Letters exchanged and visits enjoyed with Gallatin, Richard Rush, John Quincy Adams, Henry Clay, and Martin Van Buren kept Madison in close touch with the nation’s affairs well into the Jacksonian era. Most important, he took a leading role in combating the nullification movement, especially in denying, directly and authoritatively, that the Virginia Resolutions of 1798 had advocated that doctrine.

He continued a lifelong interest in scientific farming as president of the Agricultural Society of Albemarle, served for a time as president of the antislavery American Colonization Society, and attended the Virginia Constitutional Convention of 1829, where he sought both to diminish the power of Tide-water slaveholders and to extend the franchise. His most sustained public service, however, was to assist Jefferson in founding the University of Virginia and then to serve as its rector for eight years following Jefferson’s death in 1826.

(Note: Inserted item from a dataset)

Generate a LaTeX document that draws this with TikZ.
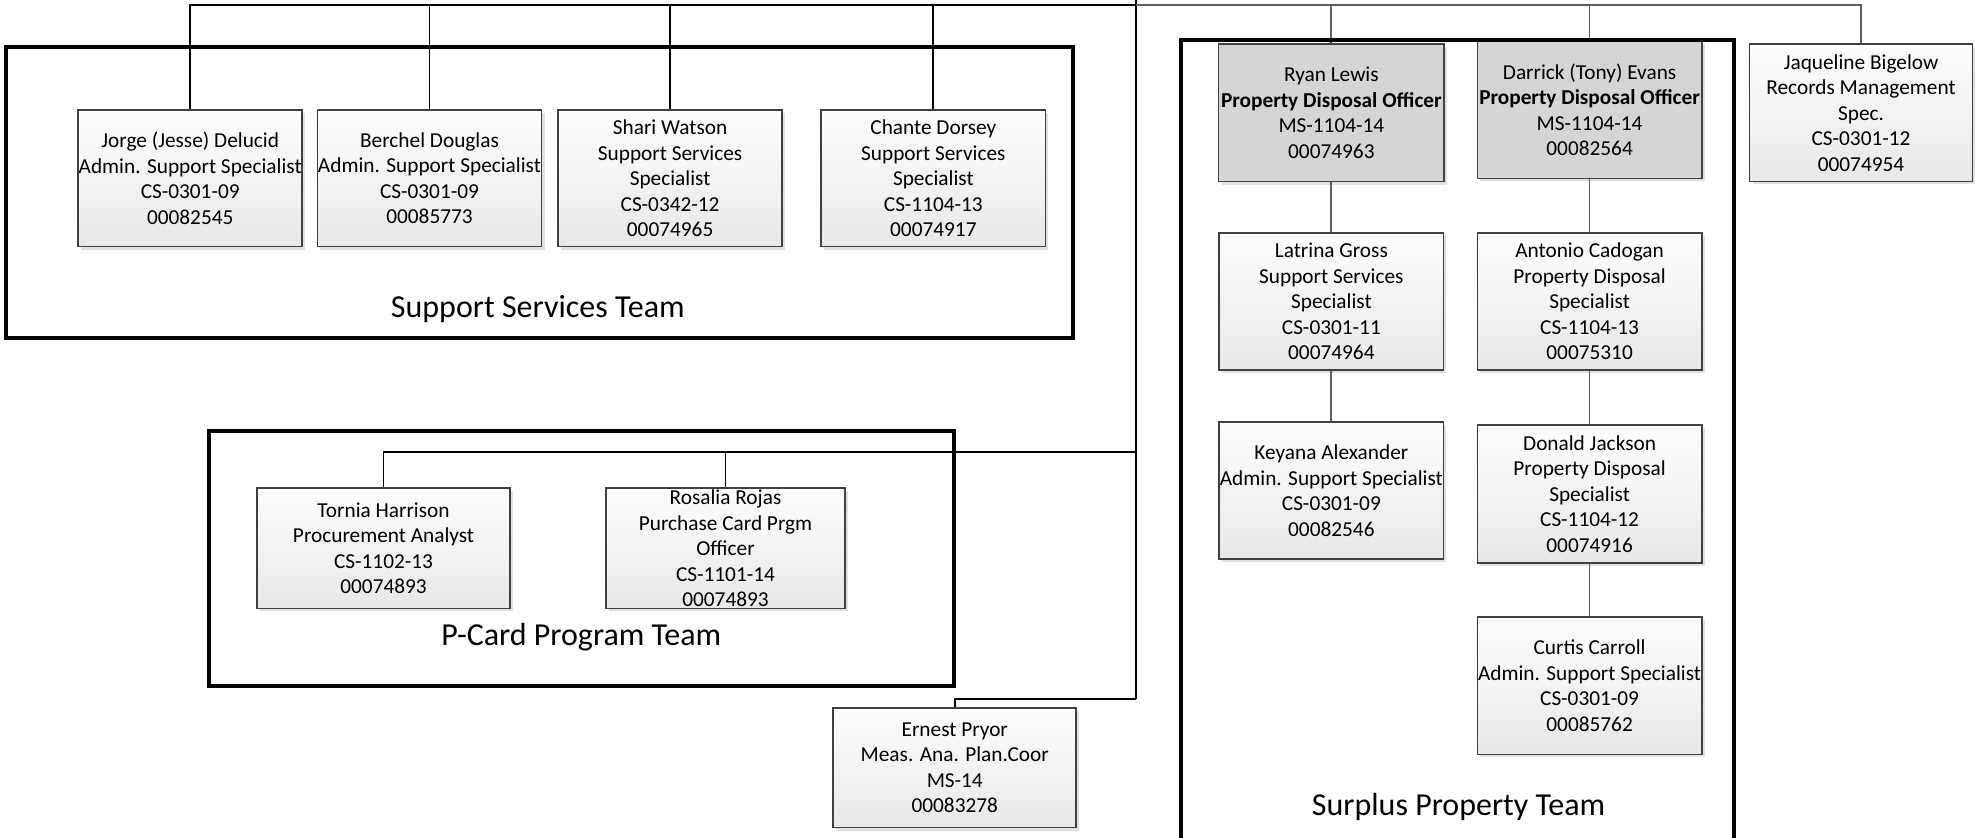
\documentclass[tikz,border=0pt]{standalone}
\usepackage{fontspec}
\setmainfont{Carlito}
\usetikzlibrary{shadows}

\definecolor{boxline}{HTML}{404040}
\definecolor{boxtop}{HTML}{FDFDFD}
\definecolor{boxbot}{HTML}{E8E8E8}
\definecolor{headfill}{HTML}{D5D5D5}
\definecolor{linkgray}{HTML}{5E5E5E}

\tikzset{
  pbox/.style={draw=boxline, line width=1.7pt, top color=boxtop, bottom color=boxbot,
    inner sep=0pt, drop shadow={shadow xshift=3pt, shadow yshift=-3pt, fill=black, opacity=0.12}},
  headbox/.style={pbox, top color=headfill, bottom color=headfill},
  ptext/.style={align=center, inner sep=0pt, font=\fontsize{21.3}{25.5}\selectfont},
  teamframe/.style={draw=black, line width=4pt},
  teamlabel/.style={font=\fontsize{32}{38}\selectfont, inner sep=0pt},
  link/.style={draw=black, line width=1.8pt},
  rlink/.style={draw=linkgray, line width=1.8pt},
}

% \person[style]{name}{cx}{cy}{width}{height}{text}
\newcommand\person[7][pbox]{%
  \node[#1, minimum width=#5*1.2596pt, minimum height=#6*1.2596pt] (#2) at (#3,#4) {};
  \node[ptext] (#2-t) at (#2.center) {#7};
}

\begin{document}
\begin{tikzpicture}[x=1.2596pt, y=-1.2596pt]
  \useasboundingbox (0,0) rectangle (1568,665);
  \clip (0,0) rectangle (1568,665);

  % Support Services Team
  \person{jorge}{151}{141.5}{178}{108.5}{Jorge (Jesse) Delucid\\Admin. Support Specialist\\CS-0301-09\\00082545}
  \person{berchel}{341}{141.5}{178}{108.5}{Berchel Douglas\\Admin. Support Specialist\\CS-0301-09\\00085773}
  \person{shari}{532}{141.5}{178}{108.5}{Shari Watson\\Support Services\\Specialist\\CS-0342-12\\00074965}
  \person{chante}{741}{141.5}{178}{108.5}{Chante Dorsey\\Support Services\\Specialist\\CS-1104-13\\00074917}

  % P-Card Program Team
  \person{tornia}{304.5}{435.3}{201}{95.5}{Tornia Harrison\\Procurement Analyst\\CS-1102-13\\00074893}
  \person{rosalia}{576}{435.3}{190}{95.5}{Rosalia Rojas\\Purchase Card Prgm\\Officer\\CS-1101-14\\00074893}

  % Stand-alone positions
  \person{ernest}{758}{609.5}{193}{95}{Ernest Pryor\\Meas. Ana. Plan.Coor\\MS-14\\00083278}
  \person{jaqueline}{1477.5}{89.5}{177}{109}{Jaqueline Bigelow\\Records Management\\Spec.\\CS-0301-12\\00074954}

  % Surplus Property Team
  \person[headbox]{ryan}{1057}{89.6}{179}{109}{Ryan Lewis\\\textbf{Property Disposal Officer}\\MS-1104-14\\00074963}
  \person[headbox]{darrick}{1262}{87.2}{178}{109}{Darrick (Tony) Evans\\\textbf{Property Disposal Officer}\\MS-1104-14\\00082564}
  \person{latrina}{1057}{239.5}{178}{109}{Latrina Gross\\Support Services\\Specialist\\CS-0301-11\\00074964}
  \person{antonio}{1262}{239.5}{178}{109}{Antonio Cadogan\\Property Disposal\\Specialist\\CS-1104-13\\00075310}
  \person{keyana}{1057}{389.5}{178}{109}{Keyana Alexander\\Admin. Support Specialist\\CS-0301-09\\00082546}
  \person{donald}{1262}{392}{178}{109.5}{Donald Jackson\\Property Disposal\\Specialist\\CS-1104-12\\00074916}
  \person{curtis}{1262}{544.5}{178}{109}{Curtis Carroll\\Admin. Support Specialist\\CS-0301-09\\00085762}

  % trunk and branch points
  \coordinate (root) at (902,0);
  \coordinate (hub) at (902,4);
  \coordinate (pbar) at (902,359);
  \coordinate (ebar) at (902,555);

  \draw[link] (root) -- (ebar);
  \draw[link] (hub) -| (jorge.north);
  \draw[link] (berchel.north) -- (berchel.north |- hub);
  \draw[link] (shari.north) -- (shari.north |- hub);
  \draw[link] (chante.north) -- (chante.north |- hub);

  \draw[rlink] (hub) -| (jaqueline.north);
  \draw[rlink] (ryan.north) -- (ryan.north |- hub);
  \draw[rlink] (darrick.north) -- (darrick.north |- hub);

  \draw[link] (pbar) -| (tornia.north);
  \draw[link] (rosalia.north) -- (rosalia.north |- pbar);
  \draw[link] (ebar) -| (ernest.north);

  \draw[rlink] (ryan.south) -- (latrina.north);
  \draw[rlink] (latrina.south) -- (keyana.north);
  \draw[rlink] (darrick.south) -- (antonio.north);
  \draw[rlink] (antonio.south) -- (donald.north);
  \draw[rlink] (donald.south) -- (curtis.north);

  % team frames and their titles
  \draw[teamframe] (5,37) rectangle (851.5,268.5);
  \node[teamlabel] (supportlbl) at (427,245) {Support Services Team};

  \draw[teamframe] (166,342) rectangle (757,545);
  \node[teamlabel] (pcardlbl) at (461.5,506) {P-Card Program Team};

  \draw[teamframe] (938,32) rectangle (1377,720);
  \node[teamlabel] (surpluslbl) at (1158,641) {Surplus Property Team};
\end{tikzpicture}
\end{document}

Although for ten years or so after his retirement Madison’s health remained good enough to allow him to supervise his own farm daily and to make journeys to see many Virginia friends (including semiannual visits with Jefferson and Monroe near Charlottesville, twenty-five miles away), rheumatism and stomach disorders gradually confined him to Montpelier. There he spent most of his time arranging his voluminous papers and especially preparing his full and uniquely valuable notes on the debates of the Convention of 1787 for posthumous publication (published in three volumes in 1839, they became the leading source for understanding that signal event). In wide correspondence and frequent visits with dozens of historians and scholars, the learned, well-informed former president exerted a profound and judicious influence on the recording of the early history of the United States. In 1833 and 1834 his health failed seriously and he was confined to the fireside of his sitting room, where he died quietly on 28 June 1836, the last survivor of those who had played a leading role in the founding of the Republic.